For integer literals specifically, we should be returning the same value for the same literal over multiple loop iterations. And also, ideally, for multiple equal literals, too, so that an integer literal "42", no matter how many times spelled in the program, creates the same symbolic value.

It looks to me as if the values we're now newly producing for integer literals are causing non-convergence of the analysis on the for-loop.

For integer literals specifically, we should be returning the same value for the same literal over multiple loop iterations. And also, ideally, for multiple equal literals, too, so that an integer literal "42", no matter how many times spelled in the program, creates the same symbolic value.

That's true, and I'll modify the patch so that we do this. (I should probably also include a test that checks that 42 == 42 is equivalent to true.)

But even without this, wouldn't we expect the analysis to converge? The way I'm treating integer literals right now, the analysis is in effect "seeing" the example I quoted above like this:

int return_some_random_int();
void multiple_unchecked_accesses(absl::optional<int> opt1,
                                 absl::optional<int> opt2) {
  for (int i = return_some_random_int(); i < return_some_random_int(); i++) {
    opt1.value();
    // CHECK-MESSAGES: :[[@LINE-1]]:5: warning: unchecked access to optional
  }
  opt2.value();
  // CHECK-MESSAGES: :[[@LINE-1]]:3: warning: unchecked access to optional value
}

We would expect analysis of this code to converge too -- right? So I think the problem we're seeing here is independent of how we treat integer literals specifically (though I agree the same integer literal should always be represented by the same Value).

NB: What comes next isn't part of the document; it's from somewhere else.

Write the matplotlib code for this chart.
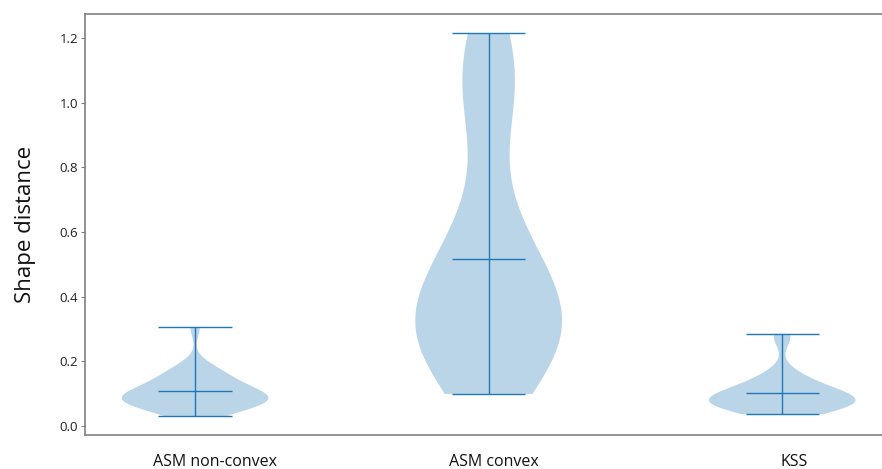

We would expect analysis of this code to converge too -- right?

Yes - but we might need universal top values for that? maybe?

We would expect analysis of this code to converge too -- right?

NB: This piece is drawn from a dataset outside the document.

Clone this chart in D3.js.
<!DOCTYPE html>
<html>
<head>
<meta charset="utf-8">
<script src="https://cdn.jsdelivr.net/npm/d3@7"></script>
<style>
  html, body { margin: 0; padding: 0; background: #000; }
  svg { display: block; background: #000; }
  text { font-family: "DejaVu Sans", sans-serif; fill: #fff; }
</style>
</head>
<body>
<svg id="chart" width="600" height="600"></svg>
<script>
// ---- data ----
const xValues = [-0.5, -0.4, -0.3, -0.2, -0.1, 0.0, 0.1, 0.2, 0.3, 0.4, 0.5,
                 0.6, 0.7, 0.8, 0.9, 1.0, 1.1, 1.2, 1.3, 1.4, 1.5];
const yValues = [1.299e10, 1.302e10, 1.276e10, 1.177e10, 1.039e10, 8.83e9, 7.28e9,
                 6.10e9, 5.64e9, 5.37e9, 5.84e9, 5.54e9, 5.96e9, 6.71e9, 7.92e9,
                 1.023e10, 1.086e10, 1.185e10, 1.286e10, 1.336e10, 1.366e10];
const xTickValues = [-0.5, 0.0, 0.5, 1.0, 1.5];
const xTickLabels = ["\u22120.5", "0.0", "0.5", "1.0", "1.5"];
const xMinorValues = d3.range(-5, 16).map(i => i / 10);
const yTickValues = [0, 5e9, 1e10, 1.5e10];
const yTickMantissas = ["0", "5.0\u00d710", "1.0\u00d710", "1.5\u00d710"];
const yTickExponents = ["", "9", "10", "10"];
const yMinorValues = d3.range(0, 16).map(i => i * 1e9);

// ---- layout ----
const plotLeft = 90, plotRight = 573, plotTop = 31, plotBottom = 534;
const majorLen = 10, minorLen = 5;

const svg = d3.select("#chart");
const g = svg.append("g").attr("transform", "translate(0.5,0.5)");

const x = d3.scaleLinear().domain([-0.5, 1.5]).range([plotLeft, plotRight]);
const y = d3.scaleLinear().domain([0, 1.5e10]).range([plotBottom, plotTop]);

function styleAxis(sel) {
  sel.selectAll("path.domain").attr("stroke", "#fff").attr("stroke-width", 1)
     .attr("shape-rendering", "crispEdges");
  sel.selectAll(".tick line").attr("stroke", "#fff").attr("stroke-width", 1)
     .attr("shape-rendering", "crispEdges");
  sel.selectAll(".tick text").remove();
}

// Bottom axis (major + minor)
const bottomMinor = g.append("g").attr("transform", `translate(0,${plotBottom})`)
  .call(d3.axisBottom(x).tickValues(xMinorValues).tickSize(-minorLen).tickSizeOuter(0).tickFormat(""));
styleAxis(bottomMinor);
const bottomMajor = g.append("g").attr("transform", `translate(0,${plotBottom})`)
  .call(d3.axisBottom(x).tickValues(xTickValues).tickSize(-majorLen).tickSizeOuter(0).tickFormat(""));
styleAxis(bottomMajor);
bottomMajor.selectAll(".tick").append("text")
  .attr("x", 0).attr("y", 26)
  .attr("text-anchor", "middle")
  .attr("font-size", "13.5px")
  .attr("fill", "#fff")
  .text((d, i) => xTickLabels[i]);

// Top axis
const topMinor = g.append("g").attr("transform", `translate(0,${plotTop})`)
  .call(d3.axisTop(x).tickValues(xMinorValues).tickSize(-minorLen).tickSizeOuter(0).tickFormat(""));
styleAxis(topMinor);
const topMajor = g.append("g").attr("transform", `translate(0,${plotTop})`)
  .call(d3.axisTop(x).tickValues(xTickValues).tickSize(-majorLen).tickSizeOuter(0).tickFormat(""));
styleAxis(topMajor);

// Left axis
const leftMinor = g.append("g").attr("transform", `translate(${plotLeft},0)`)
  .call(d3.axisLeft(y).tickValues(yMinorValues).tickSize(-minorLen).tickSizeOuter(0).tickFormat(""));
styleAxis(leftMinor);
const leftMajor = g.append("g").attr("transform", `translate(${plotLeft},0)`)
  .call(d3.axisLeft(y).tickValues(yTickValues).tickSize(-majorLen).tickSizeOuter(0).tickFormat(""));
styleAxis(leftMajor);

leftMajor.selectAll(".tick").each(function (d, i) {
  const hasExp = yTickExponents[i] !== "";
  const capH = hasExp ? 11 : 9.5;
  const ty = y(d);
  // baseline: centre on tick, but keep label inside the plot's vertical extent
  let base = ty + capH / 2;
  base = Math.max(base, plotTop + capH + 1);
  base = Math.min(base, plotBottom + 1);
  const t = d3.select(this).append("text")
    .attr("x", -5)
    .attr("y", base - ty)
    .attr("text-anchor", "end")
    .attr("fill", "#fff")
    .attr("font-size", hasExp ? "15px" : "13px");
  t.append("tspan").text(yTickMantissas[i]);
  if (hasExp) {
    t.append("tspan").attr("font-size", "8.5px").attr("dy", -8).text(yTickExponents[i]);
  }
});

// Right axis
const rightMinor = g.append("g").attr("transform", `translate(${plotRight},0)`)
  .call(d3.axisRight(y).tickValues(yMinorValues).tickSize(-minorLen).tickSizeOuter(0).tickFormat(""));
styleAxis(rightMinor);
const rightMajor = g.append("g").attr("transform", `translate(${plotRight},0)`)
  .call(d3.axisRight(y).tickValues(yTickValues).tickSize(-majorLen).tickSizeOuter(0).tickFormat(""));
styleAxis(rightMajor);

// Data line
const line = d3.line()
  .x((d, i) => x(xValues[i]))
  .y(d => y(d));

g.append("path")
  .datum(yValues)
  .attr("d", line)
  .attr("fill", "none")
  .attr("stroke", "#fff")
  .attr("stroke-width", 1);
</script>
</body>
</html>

Yes - but we might need universal top values for that? maybe?

Ah, I see what you mean.

Anyway, I'll look at producing "reproducible" Values for the same integer.

mboehme updated this revision to Diff 531694.Jun 15 2023, 4:22 AM

Always return the same Value for the same integer.

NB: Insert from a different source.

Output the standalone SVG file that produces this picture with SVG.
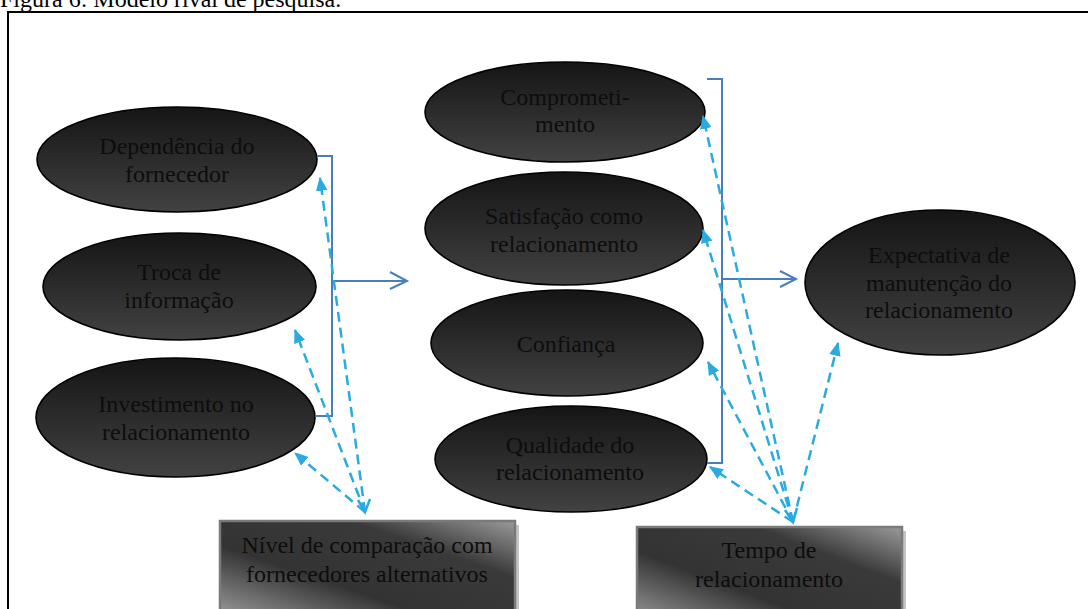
<svg xmlns="http://www.w3.org/2000/svg" width="1088" height="609" viewBox="0 0 1088 609">
  <defs>
    <linearGradient id="ellFill" x1="0" y1="0" x2="0" y2="1">
      <stop offset="0" stop-color="#151515"/>
      <stop offset="1" stop-color="#424242"/>
    </linearGradient>
    <linearGradient id="boxFill" x1="1" y1="0" x2="0" y2="1">
      <stop offset="0" stop-color="#9a9a9a"/>
      <stop offset="0.28" stop-color="#3a3a3a"/>
      <stop offset="0.62" stop-color="#333333"/>
      <stop offset="1" stop-color="#a0a0a0"/>
    </linearGradient>
    <marker id="tri" viewBox="0 0 12 10" refX="11" refY="5" markerUnits="userSpaceOnUse" markerWidth="14" markerHeight="12" orient="auto">
      <path d="M0,0 L12,5 L0,10 z" fill="#29abe2"/>
    </marker>
    <marker id="vee" viewBox="0 0 12 12" refX="11" refY="6" markerUnits="userSpaceOnUse" markerWidth="12" markerHeight="12" orient="auto-start-reverse">
      <path d="M1,1 L11,6 L1,11" fill="none" stroke="#29abe2" stroke-width="2"/>
    </marker>
  </defs>
  <style>
    .ell { fill: url(#ellFill); stroke: #000; stroke-width: 1.6; }
    .box { fill: url(#boxFill); stroke: #7a7a7a; stroke-width: 2.5; }
    .shadow { fill: #c4c4c4; }
    .lbl { font-family: "Liberation Serif", "Times New Roman", serif; font-size: 24px; fill: #0d0d0d; text-anchor: middle; }
    .title { font-family: "Liberation Serif", "Times New Roman", serif; font-size: 24px; fill: #000; }
    .solid { fill: none; stroke: #4a7ebb; stroke-width: 2; }
    .dash { fill: none; stroke: #29abe2; stroke-width: 2.5; stroke-dasharray: 10 6; marker-end: url(#tri); }
  </style>

  <rect width="1088" height="609" fill="#fff"/>
  <text class="title" x="0" y="7">Figura 6: Modelo rival de pesquisa.</text>
  <rect x="8" y="12" width="1100" height="700" fill="none" stroke="#000" stroke-width="2"/>

  <!-- antecedents -->
  <g id="dependencia">
    <ellipse class="ell" cx="177" cy="159.5" rx="140" ry="52.5"/>
    <text class="lbl" x="177" y="154">Dependência do</text>
    <text class="lbl" x="177" y="182">fornecedor</text>
  </g>
  <g id="troca">
    <ellipse class="ell" cx="179.5" cy="286.5" rx="136.5" ry="53.5"/>
    <text class="lbl" x="179" y="280">Troca de</text>
    <text class="lbl" x="179" y="308">informação</text>
  </g>
  <g id="investimento">
    <ellipse class="ell" cx="175.5" cy="417.5" rx="139.5" ry="59.5"/>
    <text class="lbl" x="176" y="412">Investimento no</text>
    <text class="lbl" x="176" y="440">relacionamento</text>
  </g>

  <!-- relationship constructs -->
  <g id="comprometimento">
    <ellipse class="ell" cx="565" cy="112" rx="140" ry="50"/>
    <text class="lbl" x="565" y="105">Comprometi-</text>
    <text class="lbl" x="565" y="132">mento</text>
  </g>
  <g id="satisfacao">
    <ellipse class="ell" cx="564" cy="228.5" rx="139" ry="56.5"/>
    <text class="lbl" x="564" y="224">Satisfação como</text>
    <text class="lbl" x="564" y="252">relacionamento</text>
  </g>
  <g id="confianca">
    <ellipse class="ell" cx="567" cy="343" rx="136" ry="53"/>
    <text class="lbl" x="566" y="352">Confiança</text>
  </g>
  <g id="qualidade">
    <ellipse class="ell" cx="571" cy="459" rx="136" ry="53"/>
    <text class="lbl" x="570" y="453">Qualidade do</text>
    <text class="lbl" x="570" y="480">relacionamento</text>
  </g>

  <!-- outcome -->
  <g id="expectativa">
    <ellipse class="ell" cx="940" cy="282.5" rx="135" ry="72.5"/>
    <text class="lbl" x="939" y="263">Expectativa de</text>
    <text class="lbl" x="939" y="291">manutenção do</text>
    <text class="lbl" x="939" y="318">relacionamento</text>
  </g>

  <!-- moderators -->
  <g id="nivel">
    <rect class="shadow" x="224" y="525" width="295" height="100"/>
    <rect class="box" x="220" y="521" width="295" height="100"/>
    <text class="lbl" x="367" y="553">Nível de comparação com</text>
    <text class="lbl" x="367" y="582">fornecedores alternativos</text>
  </g>
  <g id="tempo">
    <rect class="shadow" x="641" y="531" width="265" height="100"/>
    <rect class="box" x="637" y="527" width="265" height="100"/>
    <text class="lbl" x="769" y="558">Tempo de</text>
    <text class="lbl" x="769" y="587">relacionamento</text>
  </g>

  <g id="connectors">
    <!-- brackets grouping constructs, with open arrows -->
    <path class="solid" d="M317,156 H332 V416 H315"/>
    <path class="solid" d="M332,281 H407 M390,272 L407,281 L390,289"/>
    <path class="solid" d="M707,79 H722 V463 H707"/>
    <path class="solid" d="M722,279 H796 M780,271 L796,279 L780,287"/>

    <!-- moderator influences -->
    <path class="dash" d="M365,512 L320,178"/>
    <path class="dash" d="M365,512 L295,330"/>
    <path class="dash" d="M365,512 L295,453"/>
    <path d="M358,500 L365,512 L370,499" fill="none" stroke="#29abe2" stroke-width="2.5"/>

    <path class="dash" d="M793,522 L703,116"/>
    <path class="dash" d="M793,522 L703,230"/>
    <path class="dash" d="M793,522 L708,362"/>
    <path class="dash" d="M793,522 L710,467"/>
    <path class="dash" d="M793,522 L838,343"/>
    <path d="M785,510 L793,522 L797,508" fill="none" stroke="#29abe2" stroke-width="2.5"/>
  </g>
</svg>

ymandel accepted this revision.Jun 15 2023, 4:37 AM
gribozavr2 accepted this revision.Jun 15 2023, 5:49 AM
gribozavr2 added inline comments.
clang/include/clang/Analysis/FlowSensitive/Arena.h
89

Should we be taking the type into account? If not, why not? Please add the type or document why the type isn't tracked.

xazax.hun added inline comments.Jun 15 2023, 8:30 AM
clang/include/clang/Analysis/FlowSensitive/Arena.h
89

What would happen if we try to create the same value (like 5) but with different bit widths? (E.g., 64 bit integer vs 32 bit integer). I suspect we might end up having the same value twice in our constant pool, which might be fine. Just wanted to double check what is the desired behavior.

mboehme updated this revision to Diff 531863.Jun 15 2023, 12:07 PM

Clarify that integer literals aren't typed.

mboehme marked 2 inline comments as done.Jun 15 2023, 12:13 PM
mboehme added inline comments.
clang/include/clang/Analysis/FlowSensitive/Arena.h
89

Should we be taking the type into account? If not, why not? Please add the type or document why the type isn't tracked.

I've clarified that the type isn't tracked but is instead determined by the Expr that the integer literal is associated with. (This is consistent with our treatment of IntegerValues more generally.)

If we want to do constant propagation through integral conversions, this should be done when processing the IntegerCast node. This would, if necessary, produce an integer literal with a different value.

89

What would happen if we try to create the same value (like 5) but with different bit widths? (E.g., 64 bit integer vs 32 bit integer). I suspect we might end up having the same value twice in our constant pool, which might be fine. Just wanted to double check what is the desired behavior.

This isn't a consideration, as integer literals aren't typed (see reply to comment above).

gribozavr2 accepted this revision.Jun 15 2023, 4:50 PM
This revision was automatically updated to reflect the committed changes.
mboehme marked an inline comment as done.